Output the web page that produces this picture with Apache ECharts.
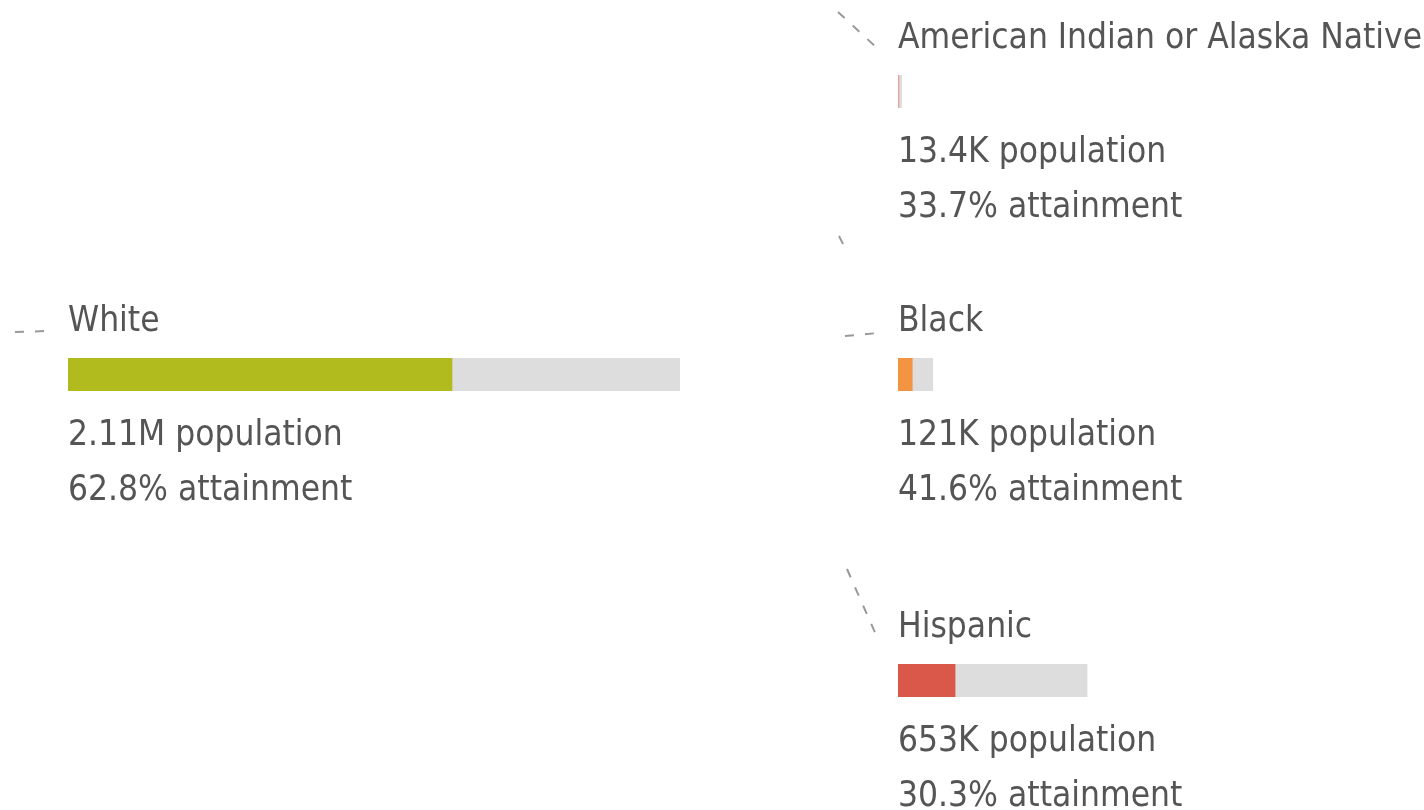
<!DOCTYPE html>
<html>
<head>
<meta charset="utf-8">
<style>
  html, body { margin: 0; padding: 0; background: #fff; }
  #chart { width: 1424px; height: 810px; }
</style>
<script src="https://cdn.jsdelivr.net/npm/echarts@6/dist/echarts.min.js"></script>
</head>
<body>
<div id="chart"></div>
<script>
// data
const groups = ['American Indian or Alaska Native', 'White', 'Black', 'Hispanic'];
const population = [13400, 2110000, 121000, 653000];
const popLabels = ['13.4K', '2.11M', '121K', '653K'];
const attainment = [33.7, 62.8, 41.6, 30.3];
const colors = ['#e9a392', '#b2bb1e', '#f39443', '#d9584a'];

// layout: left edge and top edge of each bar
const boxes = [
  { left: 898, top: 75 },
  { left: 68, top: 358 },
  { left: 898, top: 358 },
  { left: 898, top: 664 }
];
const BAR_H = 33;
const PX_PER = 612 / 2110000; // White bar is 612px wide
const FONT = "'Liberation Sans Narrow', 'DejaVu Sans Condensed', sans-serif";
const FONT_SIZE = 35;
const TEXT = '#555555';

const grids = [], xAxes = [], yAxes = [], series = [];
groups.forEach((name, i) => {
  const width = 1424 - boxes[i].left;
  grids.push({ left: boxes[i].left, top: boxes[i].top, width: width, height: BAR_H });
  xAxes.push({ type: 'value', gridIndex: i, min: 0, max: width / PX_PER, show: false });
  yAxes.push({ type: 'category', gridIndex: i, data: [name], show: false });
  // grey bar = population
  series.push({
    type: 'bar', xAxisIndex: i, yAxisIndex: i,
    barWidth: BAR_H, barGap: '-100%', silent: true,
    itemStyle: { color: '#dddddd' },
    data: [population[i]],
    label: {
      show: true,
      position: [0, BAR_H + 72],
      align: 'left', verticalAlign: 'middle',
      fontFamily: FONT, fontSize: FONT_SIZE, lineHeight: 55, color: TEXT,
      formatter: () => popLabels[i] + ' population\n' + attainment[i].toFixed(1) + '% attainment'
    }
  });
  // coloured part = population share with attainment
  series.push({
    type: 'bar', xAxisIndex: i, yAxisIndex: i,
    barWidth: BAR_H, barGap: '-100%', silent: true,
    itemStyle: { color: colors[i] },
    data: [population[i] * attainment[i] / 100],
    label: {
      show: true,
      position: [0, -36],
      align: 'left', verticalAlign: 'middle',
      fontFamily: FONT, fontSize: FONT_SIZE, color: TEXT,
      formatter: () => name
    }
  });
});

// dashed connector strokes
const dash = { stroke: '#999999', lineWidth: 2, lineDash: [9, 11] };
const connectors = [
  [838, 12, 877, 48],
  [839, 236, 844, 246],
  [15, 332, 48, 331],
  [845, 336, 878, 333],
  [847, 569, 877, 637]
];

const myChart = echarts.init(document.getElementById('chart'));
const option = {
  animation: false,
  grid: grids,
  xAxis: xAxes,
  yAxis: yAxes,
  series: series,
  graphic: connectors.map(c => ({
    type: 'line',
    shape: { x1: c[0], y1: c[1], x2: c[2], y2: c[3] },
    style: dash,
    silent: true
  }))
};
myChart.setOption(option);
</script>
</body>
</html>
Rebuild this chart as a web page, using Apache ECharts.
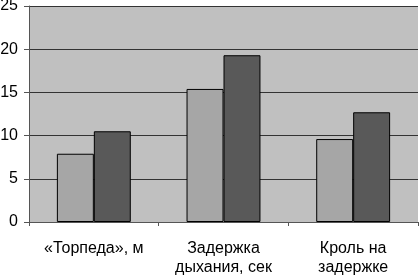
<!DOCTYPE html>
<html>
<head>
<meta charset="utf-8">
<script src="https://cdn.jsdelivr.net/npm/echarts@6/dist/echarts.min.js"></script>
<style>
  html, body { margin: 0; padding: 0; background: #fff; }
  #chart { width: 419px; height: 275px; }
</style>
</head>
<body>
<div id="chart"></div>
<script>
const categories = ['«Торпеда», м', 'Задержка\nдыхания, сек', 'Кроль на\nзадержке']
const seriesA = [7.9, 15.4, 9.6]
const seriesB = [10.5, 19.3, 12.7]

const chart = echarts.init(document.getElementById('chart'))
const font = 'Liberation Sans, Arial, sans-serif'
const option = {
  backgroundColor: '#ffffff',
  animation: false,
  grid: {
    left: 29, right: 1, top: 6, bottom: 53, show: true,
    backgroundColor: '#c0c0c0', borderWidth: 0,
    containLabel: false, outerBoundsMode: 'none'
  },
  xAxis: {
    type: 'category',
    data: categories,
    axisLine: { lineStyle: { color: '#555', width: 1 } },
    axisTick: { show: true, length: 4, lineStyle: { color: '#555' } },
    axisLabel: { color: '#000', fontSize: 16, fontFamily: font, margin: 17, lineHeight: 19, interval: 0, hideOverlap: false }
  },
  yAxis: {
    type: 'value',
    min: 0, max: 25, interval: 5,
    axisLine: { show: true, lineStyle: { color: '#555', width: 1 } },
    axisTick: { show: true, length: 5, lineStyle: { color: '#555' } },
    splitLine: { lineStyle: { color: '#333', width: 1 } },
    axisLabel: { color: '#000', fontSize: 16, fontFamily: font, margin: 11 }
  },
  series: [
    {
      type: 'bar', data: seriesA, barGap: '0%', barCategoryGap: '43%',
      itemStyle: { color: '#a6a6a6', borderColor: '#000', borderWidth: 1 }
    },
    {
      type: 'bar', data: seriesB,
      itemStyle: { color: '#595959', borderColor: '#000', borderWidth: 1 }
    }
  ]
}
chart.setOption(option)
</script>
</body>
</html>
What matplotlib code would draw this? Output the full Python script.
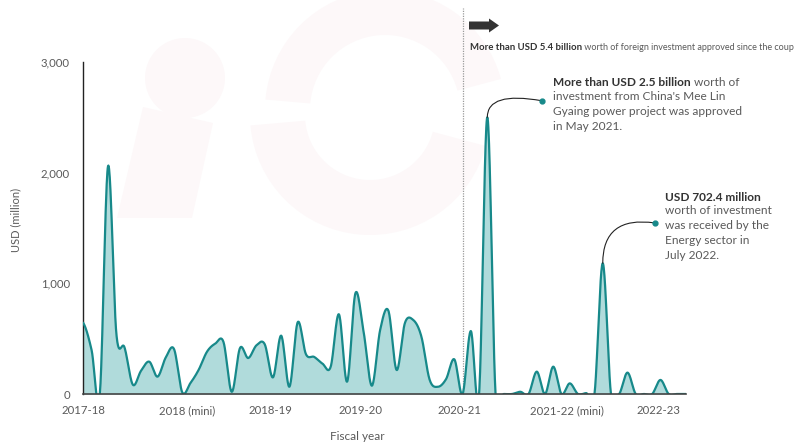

******

- _Challenge_
Skip the pictures. Restate exactly the lines from the start of the entries through the line containing "const TEXT = '#555555';", both ends included.

- _Result below_
Output the web page that produces this picture with Apache ECharts.
<!DOCTYPE html>
<html>
<head>
<meta charset="utf-8">
<style>
  html, body { margin: 0; padding: 0; background: #fff; }
  #chart { width: 1424px; height: 810px; }
</style>
<script src="https://cdn.jsdelivr.net/npm/echarts@6/dist/echarts.min.js"></script>
</head>
<body>
<div id="chart"></div>
<script>
// data
const groups = ['American Indian or Alaska Native', 'White', 'Black', 'Hispanic'];
const population = [13400, 2110000, 121000, 653000];
const popLabels = ['13.4K', '2.11M', '121K', '653K'];
const attainment = [33.7, 62.8, 41.6, 30.3];
const colors = ['#e9a392', '#b2bb1e', '#f39443', '#d9584a'];

// layout: left edge and top edge of each bar
const boxes = [
  { left: 898, top: 75 },
  { left: 68, top: 358 },
  { left: 898, top: 358 },
  { left: 898, top: 664 }
];
const BAR_H = 33;
const PX_PER = 612 / 2110000; // White bar is 612px wide
const FONT = "'Liberation Sans Narrow', 'DejaVu Sans Condensed', sans-serif";
const FONT_SIZE = 35;
const TEXT = '#555555';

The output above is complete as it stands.